Das Monadnock Building in Chicago ist 135 Jahre alt. Mit einer Höhe von 60 Metern zählt es zu den höchsten Gebäuden der Welt, die über eine tragende Mauerwerkskonstruktion verfügen.






Sie sprachen die gute Ökobilanz von über 100-jährigen Gebäuden an. Auf Ihrer Website sind Fotografien von langlebiger Architektur zu sehen. 


Ja, es gibt auf meiner Website einige faszinierende Bauwerke. Eines davon ist das Hochhaus Monadnock Building in Chicago. 1889 erbaut, ist es mit 60 Metern Höhe bis heute eines der höchsten Hochhäuser der Welt mit tragendem Mauerwerk. Es ist beeindruckend, dass es immer noch steht. Was mich an solchen Fassaden fasziniert, ist nicht nur ihre langlebige Bauweise, sondern neben ihrer Ästhetik auch die Geschichte und die Struktur, die sie bieten. Diese Gebäude besitzen eine Schönheit, die die Zeit überdauert hat und ihre architektonischen Merkmale, wie die Art der Steinarbeiten und die vertikale Abstufung ihrer Struktur, machen sie besonders interessant.


Das Gebäude und die Fotografie des Monadnock ist beeindruckend. Haben Sie die Architekturbilder auf Ihrer Website fotografiert?


Ja, die Fotografie ist eine langjährige Leidenschaft. Mittlerweile habe ich ein ziemlich großes digitales Archiv von Fotografien, das ich auch für meine Beratungstätigkeiten nutze. 


Neben Ihrer Beratungstätigkeit sind Sie Guiding Architect. aib war mit Ihnen auf Tour in Vorarlberg. Das Feedback der Reisegesellschaft war grossartig. 
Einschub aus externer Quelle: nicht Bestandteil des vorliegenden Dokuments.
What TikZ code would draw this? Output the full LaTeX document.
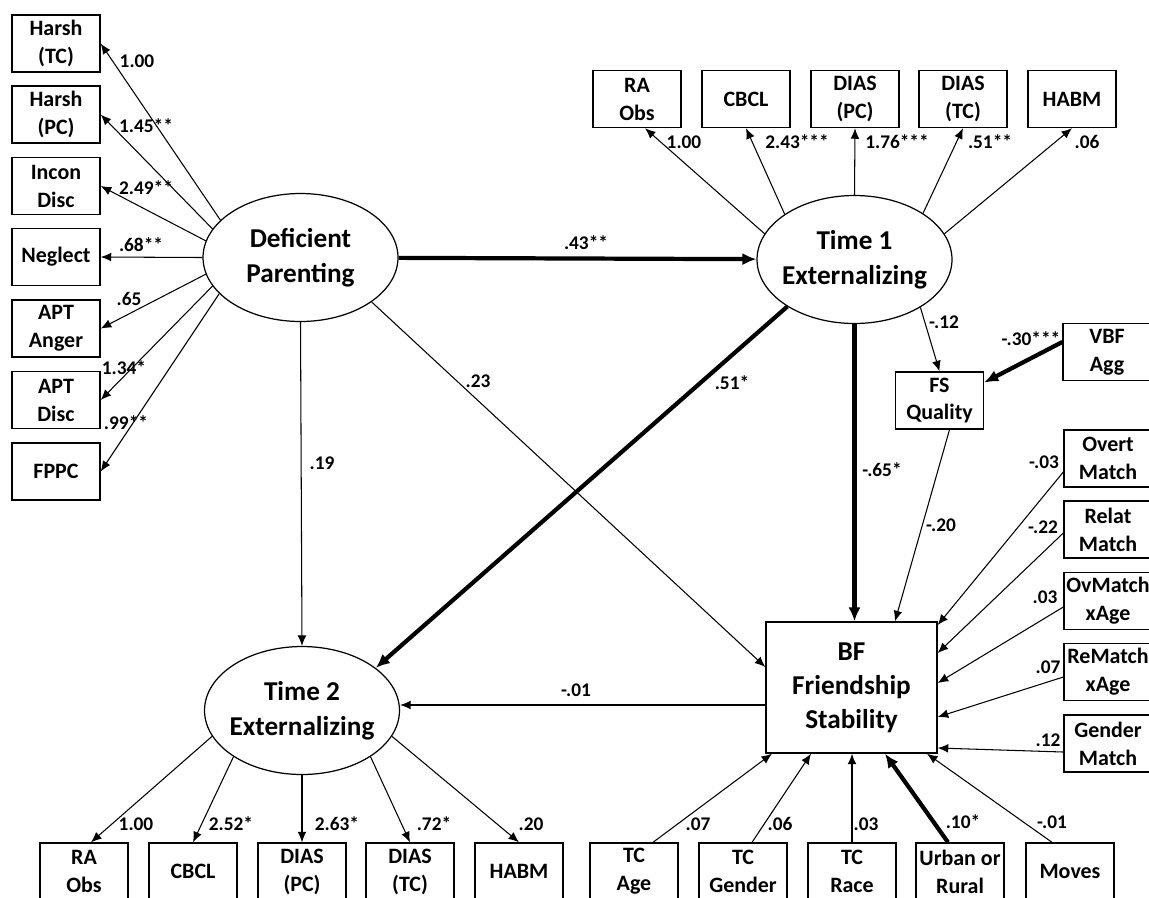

Das freut mich sehr, vielen Dank. Ja, in meiner Karriere habe ich festgestellt, dass der Austausch und das gegenseitige Lernen essentiell sind. Deshalb führe ich auch weiterhin Touren durch, allerdings ausschließlich für Fachpublikum und Studierende der Architektur. Diese sind nicht nur einseitige Führungen, sondern bieten Gelegenheit für tiefgehende Diskussionen und Wissensaustausch, von dem ich ebenso profitiere. Und vielleicht kehre ich ja eines Tages zur Lehre zurück, doch bis dahin werde ich weiterhin Projekte entwickeln, beraten und durch meine Fotografie inspirieren. „onehundredyears“ bleibt mein Augenmerk, nicht nur als Name meines Unternehmens, sondern als Symbol für das, was wir erreichen können, wenn wir über den Moment hinausdenken und für die Zukunft bauen.


WILLEM BRUIJN

Willem Bruijn bringt sein umfangreiches Wissen und seine Erfahrungen in der Beratung von Architekten und Bauherren ein, um deren Projekte zu unterstützen. Parallel dazu entwickelt er in Zusammenarbeit mit anderen Fachleuten eigene Projektinitiativen. In seiner Fotografie dokumentiert er vor allem nachhaltige Bauwerke. Diese fotografischen Arbeiten fließen auch in seine Beratungs- und Bildungstätigkeiten ein.